Dividends and Every Business is a Gowth Business part 2

According to the book Every Business is a Growth Business by Ram Charan & Noel Tichy, Times Business, NY, 1998. the authors believe there is room to grow in every business. The last portion of the book is a handbook to begin the process for you to examine your company and where it can grow. As a profitable sustaining business you are good at something, better than the rest, which means if desired you could extend your abilities to beyond what you are doing. Most companies are very good at the basic aspect of their business, they may not be so good at the other aspects to run the business and that is where the abilities of your company can be used to solve the needs. Can the pond be bigger? When you see the pond can be bigger, are you willing to make it bigger?

Sometimes the answer is no for example a  number of years ago, the author worked for a medium sized business which owned what its customers thought were 3 competing businesses. The customers would switch some of their purchasing between the 3, never knowing the ownership structure. The owners had little reason to innovate or to grow for they were satisfied with what they had.   Another company which I worked for had some of the best assets in the business, but very little desire to exploit them or use them to meet their customers needs. The company had very loyal and wealthy customers, but with a management structure in which any change needed senior vice president approval and they were content to rest of the laurels of the past. The business was profitable, but it could easily had been a leader; in the end, it was sold to a bigger institution.

The above are examples of before any company can decide it wants to grow the leadership must want to lead. In many cases, the leaders say they wish to grow but the internal rules of the company highly suggest that is not what they want. For example, part of innovation is getting it wrong, but the key is to start small, do pilot projects and scale up.
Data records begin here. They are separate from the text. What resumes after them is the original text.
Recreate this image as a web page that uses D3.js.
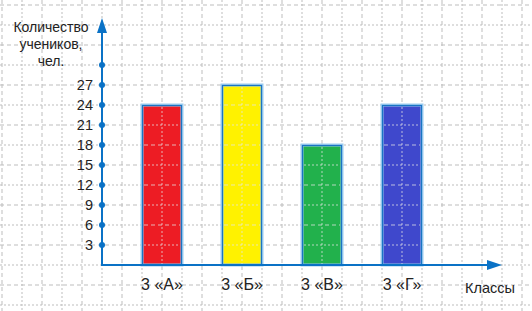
<!DOCTYPE html>
<html>
<head>
<meta charset="utf-8">
<script src="https://cdn.jsdelivr.net/npm/d3@7"></script>
<style>
  body { margin: 0; background: #fff; }
  text { font-family: "Liberation Sans", Arial, sans-serif; }
</style>
</head>
<body>
<svg id="chart" width="532" height="311"></svg>
<script>
// data
var classes = ["3 «А»", "3 «Б»", "3 «В»", "3 «Г»"]
var students = [24, 27, 18, 24]
var barColors = ["#ed1c24", "#fff200", "#22b14c", "#3f48cc"]
var yTicks = [3, 6, 9, 12, 15, 18, 21, 24, 27]
var yDots = [3, 6, 9, 12, 15, 18, 21, 24, 27, 30]

var svg = d3.select("#chart")
var axisColor = "#0a72c6"

var y = d3.scaleLinear().domain([0, 30]).range([265, 65])
var x = d3.scaleBand()
    .domain(classes)
    .range([122, 442])
    .paddingInner(0.5)
    .paddingOuter(0.25)

var x0 = 102 // y axis position

// grid
var grid = svg.append("g")
d3.range(0, 27).forEach(function (i) {
    grid.append("line")
        .attr("x1", 2 + i * 20).attr("x2", 2 + i * 20)
        .attr("y1", 0).attr("y2", 311)
        .attr("stroke", "#bdbdbd")
        .attr("stroke-dasharray", i % 2 ? "2,2" : "4,3")
})
d3.range(-6, 40, 3).forEach(function (v, i) {
    grid.append("line")
        .attr("x1", 0).attr("x2", 532)
        .attr("y1", y(v)).attr("y2", y(v))
        .attr("stroke", "#bdbdbd")
        .attr("stroke-dasharray", i % 2 ? "4,3" : "2,2")
})

// bars
var bars = svg.append("g")
bars.selectAll(".outer")
    .data(students)
    .enter().append("rect")
    .attr("x", function (d, i) { return x(classes[i]) })
    .attr("y", function (d) { return y(d) })
    .attr("width", x.bandwidth())
    .attr("height", function (d) { return y(0) - y(d) })
    .attr("fill", function (d, i) { return barColors[i] })
    .attr("stroke", "#9ccbef")
    .attr("stroke-width", 3)
bars.selectAll(".inner")
    .data(students)
    .enter().append("rect")
    .attr("x", function (d, i) { return x(classes[i]) + 0.5 })
    .attr("y", function (d) { return y(d) + 0.5 })
    .attr("width", x.bandwidth() - 1)
    .attr("height", function (d) { return y(0) - y(d) - 1 })
    .attr("fill", "none")
    .attr("stroke", "#1a75c4")
    .attr("stroke-width", 1.2)

// faint grid over bars
var over = svg.append("g")
students.forEach(function (d, i) {
    var bx = x(classes[i])
    over.append("line")
        .attr("x1", bx + 20).attr("x2", bx + 20)
        .attr("y1", y(d) + 2).attr("y2", y(0) - 1)
        .attr("stroke", "#e6e6e6").attr("stroke-opacity", 0.75)
        .attr("stroke-dasharray", "2,2")
    d3.range(3, d, 3).forEach(function (v, k) {
        over.append("line")
            .attr("x1", bx + 2).attr("x2", bx + x.bandwidth() - 2)
            .attr("y1", y(v)).attr("y2", y(v))
            .attr("stroke", "#e6e6e6").attr("stroke-opacity", 0.75)
            .attr("stroke-dasharray", k % 2 ? "4,3" : "2,2")
    })
})

// axes
svg.append("line")
    .attr("x1", x0).attr("x2", x0)
    .attr("y1", y(0) + 1).attr("y2", 32)
    .attr("stroke", axisColor).attr("stroke-width", 2)
svg.append("path")
    .attr("d", "M" + (x0 - 5) + ",33 L" + x0 + ",18 L" + (x0 + 5) + ",33 Z")
    .attr("fill", axisColor)
svg.append("line")
    .attr("x1", x0 - 1).attr("x2", 488)
    .attr("y1", y(0)).attr("y2", y(0))
    .attr("stroke", axisColor).attr("stroke-width", 2)
svg.append("path")
    .attr("d", "M487," + (y(0) - 5) + " L502," + y(0) + " L487," + (y(0) + 5) + " Z")
    .attr("fill", axisColor)

svg.selectAll(".dot")
    .data(yDots)
    .enter().append("circle")
    .attr("cx", x0)
    .attr("cy", function (d) { return y(d) })
    .attr("r", 3)
    .attr("fill", axisColor)

var yAxis = svg.append("g")
    .attr("transform", "translate(" + (x0 - 9) + ",0)")
    .call(d3.axisLeft(y).tickValues(yTicks).tickSize(0).tickPadding(0))
yAxis.select(".domain").remove()
yAxis.selectAll("text")
    .attr("font-size", 14.5)
    .attr("fill", "#222")
    .attr("font-family", "Liberation Sans, Arial, sans-serif")

var xAxis = svg.append("g")
    .attr("transform", "translate(0,290)")
    .call(d3.axisBottom(x).tickSize(0).tickPadding(0))
xAxis.select(".domain").remove()
xAxis.selectAll("text")
    .attr("y", 0).attr("dy", 0)
    .attr("font-size", 16)
    .attr("fill", "#222")
    .attr("font-family", "Liberation Sans, Arial, sans-serif")

// axis titles
var title = svg.append("text")
    .attr("text-anchor", "middle")
    .attr("font-size", 14)
    .attr("fill", "#222")
;["Количество", "учеников,", "чел."].forEach(function (t, i) {
    title.append("tspan").attr("x", 51).attr("y", 32 + i * 17).text(t)
})
svg.append("text")
    .attr("x", 490).attr("y", 293)
    .attr("text-anchor", "middle")
    .attr("font-size", 14.5)
    .attr("fill", "#222")
    .text("Классы")
</script>
</body>
</html>
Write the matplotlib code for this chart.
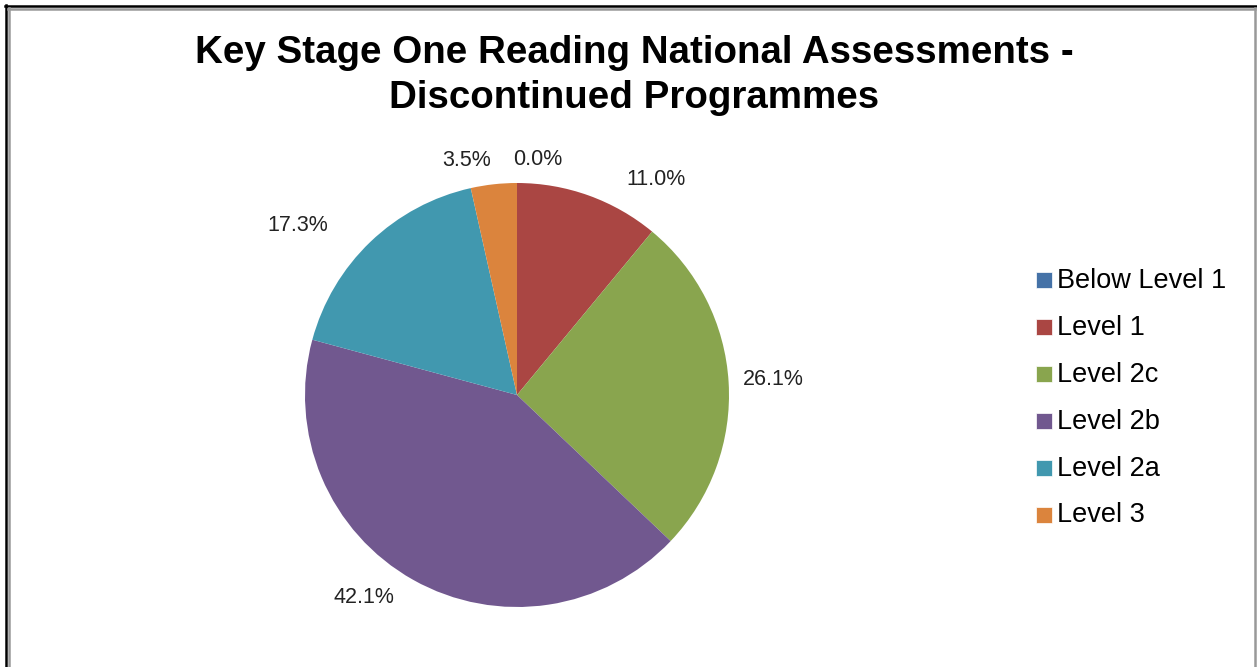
import numpy as np
import matplotlib.pyplot as plt
from matplotlib.patches import Rectangle
from matplotlib.lines import Line2D

plt.rcParams['font.family'] = ['Liberation Sans', 'DejaVu Sans']

categories = ['Below Level 1', 'Level 1', 'Level 2c', 'Level 2b', 'Level 2a', 'Level 3']
shares = [0.0, 11.0, 26.1, 42.1, 17.3, 3.5]
colors = ['#4572A7', '#AA4643', '#89A54E', '#71588F', '#4198AF', '#DB843D']

# where each percentage sits: (angle in degrees, distance in pie radii)
label_polar = [(84.9, 1.113), (57.1, 1.208), (3.4, 1.209),
               (232.9, 1.195), (142.3, 1.31), (102.2, 1.133)]

W, H = 1257, 667
fig = plt.figure(figsize=(W / 100, H / 100), dpi=100)

# pie axes: centre (517, 395) px, radius 212 px
cx, cy, r = 517, 395, 212
ax = fig.add_axes([(cx - r) / W, (H - cy - r) / H, 2 * r / W, 2 * r / H])
ax.pie(shares, colors=colors, startangle=90, counterclock=False,
       wedgeprops=dict(linewidth=0))
ax.set_xlim(-1, 1)
ax.set_ylim(-1, 1)
ax.set_aspect('equal')
ax.axis('off')

for val, (ang, dist) in zip(shares, label_polar):
    a = np.deg2rad(ang)
    ax.text(dist * np.cos(a), dist * np.sin(a), f'{val:.1f}%',
            ha='center', va='center', fontsize=15.5, color='#222222')

fig.text(634 / W, 1 - 53 / H, 'Key Stage One Reading National Assessments -',
         ha='center', va='center', fontsize=27.7, fontweight='bold')
fig.text(634 / W, 1 - 98 / H, 'Discontinued Programmes',
         ha='center', va='center', fontsize=27.7, fontweight='bold')

# legend drawn by hand
step = 46.9
for i, (lab, col) in enumerate(zip(categories, colors)):
    base = 288 + i * step
    fig.add_artist(Rectangle((1036 / W, 1 - base / H), 16 / W, 16 / H,
                             transform=fig.transFigure, facecolor=col,
                             edgecolor='white', linewidth=0.5))
    fig.text(1057 / W, 1 - base / H, lab, ha='left', va='baseline',
             fontsize=19.5, color='black')

# outer frame: dark top/left rule with a grey rule inside it
def hline(y, x0, x1, c, lw):
    fig.add_artist(Line2D([x0 / W, x1 / W], [1 - y / H, 1 - y / H],
                          transform=fig.transFigure, color=c, linewidth=lw))

def vline(x, y0, y1, c, lw):
    fig.add_artist(Line2D([x / W, x / W], [1 - y0 / H, 1 - y1 / H],
                          transform=fig.transFigure, color=c, linewidth=lw))

hline(5.5, 5, W, 'black', 1.8)
vline(6, 5, H, 'black', 1.8)
hline(8.5, 8, 1255, '#999999', 1.8)
vline(9, 8, H, '#999999', 1.8)
vline(1255, 8, H, '#999999', 1.8)

fig.savefig('out.png', dpi=100)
In some companies they are adverse to getting it wrong so not doing or only doing innovation at the margin makes a longer career.  If the company decides it wants to grow 4 questions must be answered and worked on.

1. what existing customers believe about the company and its products.

2. what employees think of the company.

3. the company’s real competitive position

4. whether the company was generating enough cash from operations.

Often what people on the outside think and what people in the inside think are two different answers. Bringing them to one answer is the challenge of the leadership.

Linking to dividend paying stocks, companies which pay dividends have a existing profitable market share which is great. The challenge is to maintain it while a great many things change in the marketplace. If the company is not trying for growth but is happy to sit on its past, then the competition will rise up and take its profitable operations for they will offer better. Only if the company is a monopoly and highly regulated one, even though, there are methods around those companies. As a shareholder you need to see the company growing or be prepared to sell your shares.